В Байонне все были поражены тем отсутствием знаний, которое обнаружили лица, принадлежащие к испанскому двору; им ничего не было известно ни о самих французах, ни о французских делах. Своим любопытством по отношению к самым прославленным генералам французской армии они напоминали дикарей.
Подобно турку, с которым он так схож по своей религии, испанец отнюдь не склонен покидать свою страну для того, чтобы идти войной на другие народы; но стоит только чужестранцу ступить на испанскую землю, как все ополчаются на него. Здесь народ не считает, как в Германии, что защищать родную землю — дело армии.
В Испании так велика национальная гордость, так силен патриотизм, что даже священники проникнуты им. Добрая половина тех полководцев, что в настоящее время сражаются в Америке за свободу, вышла из священников. В этом тоже есть сходство с турками.
Ни в чем, быть может, различие между Испанией и всей остальной Европой не проявляется так резко, как в нравах духовенства.

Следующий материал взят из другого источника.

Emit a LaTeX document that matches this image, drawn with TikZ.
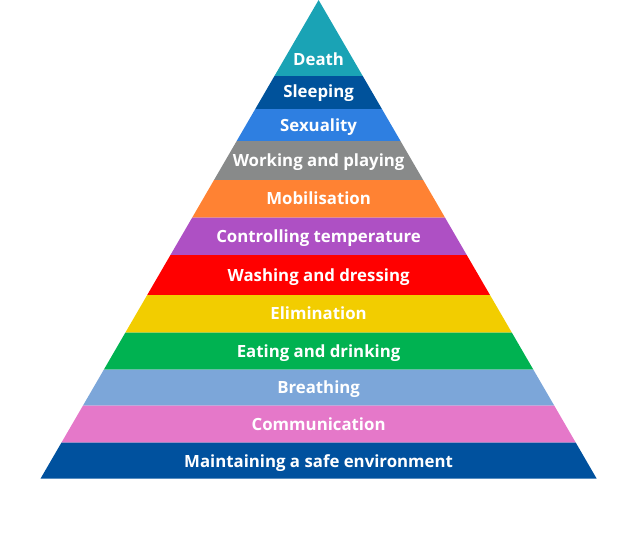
\documentclass[tikz,border=0pt]{standalone}
\usepackage{fontspec}
\setmainfont{Open Sans}
\definecolor{deathcol}{HTML}{1AA3B5}
\definecolor{sleepcol}{HTML}{00529B}
\definecolor{sexcol}{HTML}{2E7FE1}
\definecolor{workcol}{HTML}{888A8A}
\definecolor{mobcol}{HTML}{FF8233}
\definecolor{tempcol}{HTML}{AE50C4}
\definecolor{washcol}{HTML}{FF0000}
\definecolor{elimcol}{HTML}{F2CD00}
\definecolor{eatcol}{HTML}{00B251}
\definecolor{breathcol}{HTML}{7CA6D9}
\definecolor{commcol}{HTML}{E578C9}
\definecolor{safecol}{HTML}{00519E}
\tikzset{
    tier/.style={
           fill=#1,
           draw=none,
           },
    tiertext/.style={
           text=white,
           font=\bfseries\fontsize{16.8}{19}\selectfont,
           inner sep=0pt,
           anchor=base,
           },
}

\begin{document}
\begin{tikzpicture}[x=1pt,y=-1pt]
  \useasboundingbox (0,0) rectangle (640,550);
  \foreach \t/\b/\m/\col/\txt [count=\i] in {
      0/76/65.7/deathcol/Death,
      76/109/97.3/sleepcol/Sleeping,
      109/141/131/sexcol/Sexuality,
      141/180/166.5/workcol/Working and playing,
      180/217.7/204.9/mobcol/Mobilisation,
      217.7/255/242.3/tempcol/Controlling temperature,
      255/295/281/washcol/Washing and dressing,
      295/332.7/319.9/elimcol/Elimination,
      332.7/369.5/357/eatcol/Eating and drinking,
      369.5/405.7/393.6/breathcol/Breathing,
      405.7/442.7/430.2/commcol/Communication,
      442.7/478.5/467.7/safecol/Maintaining a safe environment}
  {
    % one band of the pyramid
    \fill[tier=\col] ({318.6-0.581*\t},\t) -- ({318.6+0.581*\t},\t)
         -- ({318.6+0.581*\b},\b) -- ({318.6-0.581*\b},\b) -- cycle;
    \node[tiertext] (tier-\i) at (318.6,\m) {\txt};
  }
\end{tikzpicture}
\end{document}
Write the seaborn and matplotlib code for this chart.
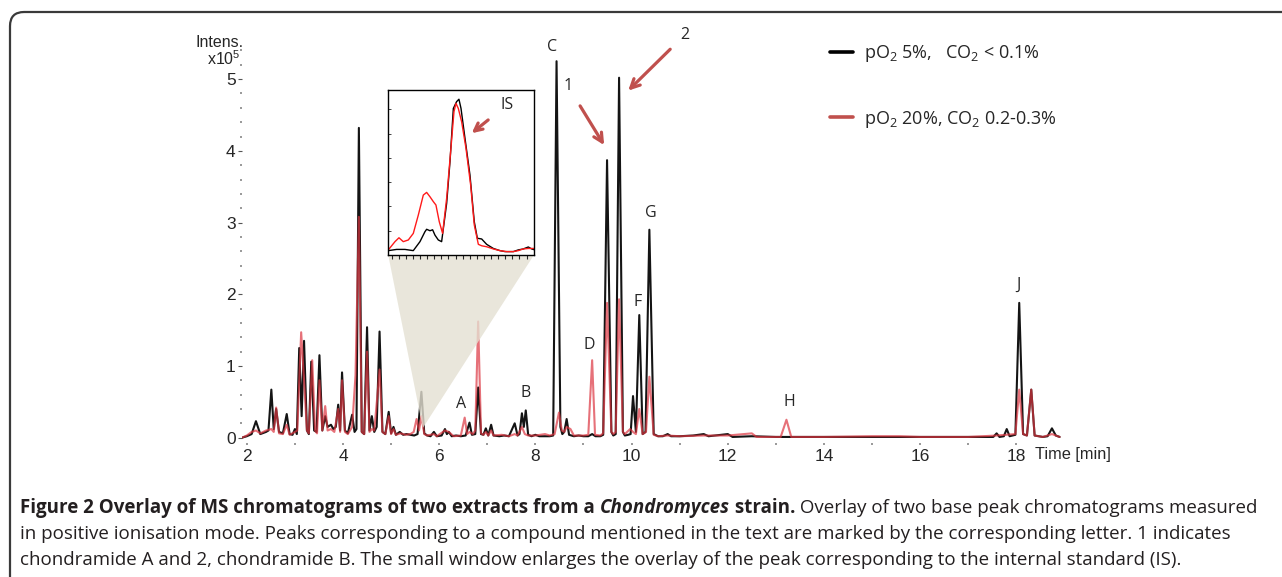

Испанское духовенство пребывает постоянно в своих приходах. Добавим, что духовные лица — единственные крупные помещики, которые живут среди народа. Все остальные проживают либо в Мадриде, либо в главных городах областей; отсюда — старинное выражение, обозначающее несбыточные мечты: «строить замки в Испании». Всегда имея дело с народом, непрерывно с ним общаясь, испанское духовенство приобрело влияние, которого не могло получить дворянство, всегда находившееся в отсутствии. Испанец слушается своего священника, считая его стоящим умственно выше, чем он сам, и в то же время любит его, ибо считает равным себе в отношении любви к родине. Священники ненавидят либеральные идеи. Трудно угадать, как выйдет Испания из этого положения. Это заколдованный круг; быть может, ей суждено явить будущим поколениям полезное и необходимое зрелище самой законченной монархии[165].